#### What is required
Exact reproduction of the data is required, with images excluded.

#### Source excerpt
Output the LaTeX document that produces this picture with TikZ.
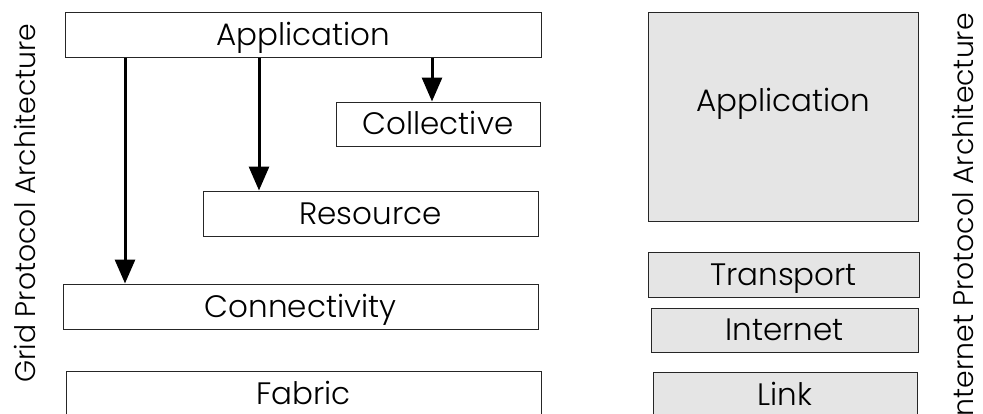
\documentclass[tikz,border=0pt]{standalone}
\usepackage{fontspec}
\setmainfont{Poppins}[UprightFont=* Light]
\usetikzlibrary{arrows.meta}
\begin{document}
\begin{tikzpicture}[x=1pt,y=-1pt,
  layerfont/.style={font=\fontsize{31}{34}\selectfont, text height=21.5pt, text depth=0pt},
  layer/.style={draw=black!85, line width=1pt, inner sep=0pt, layerfont},
  gridlayer/.style={layer, fill=white},
  iplayer/.style={layer, fill=black!10},
  dep/.style={line width=3pt, -{Triangle[width=20pt,length=24pt]}},
  sidelabel/.style={rotate=90, inner sep=0pt, font=\fontsize{28.3}{31}\selectfont}]
\useasboundingbox (0,0) rectangle (983,413);
\clip (0,0) rectangle (983,413);

% Grid protocol stack
\node[gridlayer, minimum width=476pt, minimum height=45pt] (app) at (303,34.5) {Application};
\node[gridlayer, minimum width=204pt, minimum height=44pt] (coll) at (438,124) {Collective};
\node[gridlayer, minimum width=335pt, minimum height=45pt] (res) at (370.5,213.5) {Resource};
\node[gridlayer, minimum width=475pt, minimum height=45pt] (conn) at (300.5,306.5) {Connectivity};
\node[gridlayer, minimum width=475pt, minimum height=46pt] (fab) at (303.5,394) {Fabric};

% Internet protocol stack
\node[iplayer, minimum width=270pt, minimum height=209pt,
      label={[layerfont, inner sep=0pt, yshift=16pt]center:Application}] (iapp) at (783,116.5) {};
\node[iplayer, minimum width=271pt, minimum height=45pt] (trans) at (783.5,274.5) {Transport};
\node[iplayer, minimum width=267pt, minimum height=44pt] (inet) at (784.5,330) {Internet};
\node[iplayer, minimum width=264pt, minimum height=46pt] (link) at (785,395) {Link};

% Direct dependencies from the application layer
\coordinate (d1) at (125,0);
\coordinate (d2) at (259,0);
\coordinate (d3) at (432,0);
\draw[dep] (d1 |- app.south) -- (d1 |- conn.north);
\draw[dep] (d2 |- app.south) -- (d2 |- res.north);
\draw[dep] (d3 |- app.south) -- (d3 |- coll.north);

% Stack titles
\node[sidelabel, anchor=base west] (glabel) at (35,383) {Grid Protocol Architecture};
\node[sidelabel, anchor=base east] (ilabel) at (973,13) {Internet Protocol Architecture};
\end{tikzpicture}
\end{document}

#### Complete answer
Output the LaTeX document that produces this picture with TikZ.
\documentclass[tikz,border=0pt]{standalone}
\usepackage{fontspec}
\setmainfont{Poppins}[UprightFont=* Light]
\usetikzlibrary{arrows.meta}
\begin{document}
\begin{tikzpicture}[x=1pt,y=-1pt,
  layerfont/.style={font=\fontsize{31}{34}\selectfont, text height=21.5pt, text depth=0pt},
  layer/.style={draw=black!85, line width=1pt, inner sep=0pt, layerfont},
  gridlayer/.style={layer, fill=white},
  iplayer/.style={layer, fill=black!10},
  dep/.style={line width=3pt, -{Triangle[width=20pt,length=24pt]}},
  sidelabel/.style={rotate=90, inner sep=0pt, font=\fontsize{28.3}{31}\selectfont}]
\useasboundingbox (0,0) rectangle (983,413);
\clip (0,0) rectangle (983,413);

% Grid protocol stack
\node[gridlayer, minimum width=476pt, minimum height=45pt] (app) at (303,34.5) {Application};
\node[gridlayer, minimum width=204pt, minimum height=44pt] (coll) at (438,124) {Collective};
\node[gridlayer, minimum width=335pt, minimum height=45pt] (res) at (370.5,213.5) {Resource};
\node[gridlayer, minimum width=475pt, minimum height=45pt] (conn) at (300.5,306.5) {Connectivity};
\node[gridlayer, minimum width=475pt, minimum height=46pt] (fab) at (303.5,394) {Fabric};

% Internet protocol stack
\node[iplayer, minimum width=270pt, minimum height=209pt,
      label={[layerfont, inner sep=0pt, yshift=16pt]center:Application}] (iapp) at (783,116.5) {};
\node[iplayer, minimum width=271pt, minimum height=45pt] (trans) at (783.5,274.5) {Transport};
\node[iplayer, minimum width=267pt, minimum height=44pt] (inet) at (784.5,330) {Internet};
\node[iplayer, minimum width=264pt, minimum height=46pt] (link) at (785,395) {Link};

% Direct dependencies from the application layer
\coordinate (d1) at (125,0);
\coordinate (d2) at (259,0);
\coordinate (d3) at (432,0);
\draw[dep] (d1 |- app.south) -- (d1 |- conn.north);
\draw[dep] (d2 |- app.south) -- (d2 |- res.north);
\draw[dep] (d3 |- app.south) -- (d3 |- coll.north);

% Stack titles
\node[sidelabel, anchor=base west] (glabel) at (35,383) {Grid Protocol Architecture};
\node[sidelabel, anchor=base east] (ilabel) at (973,13) {Internet Protocol Architecture};
\end{tikzpicture}
\end{document}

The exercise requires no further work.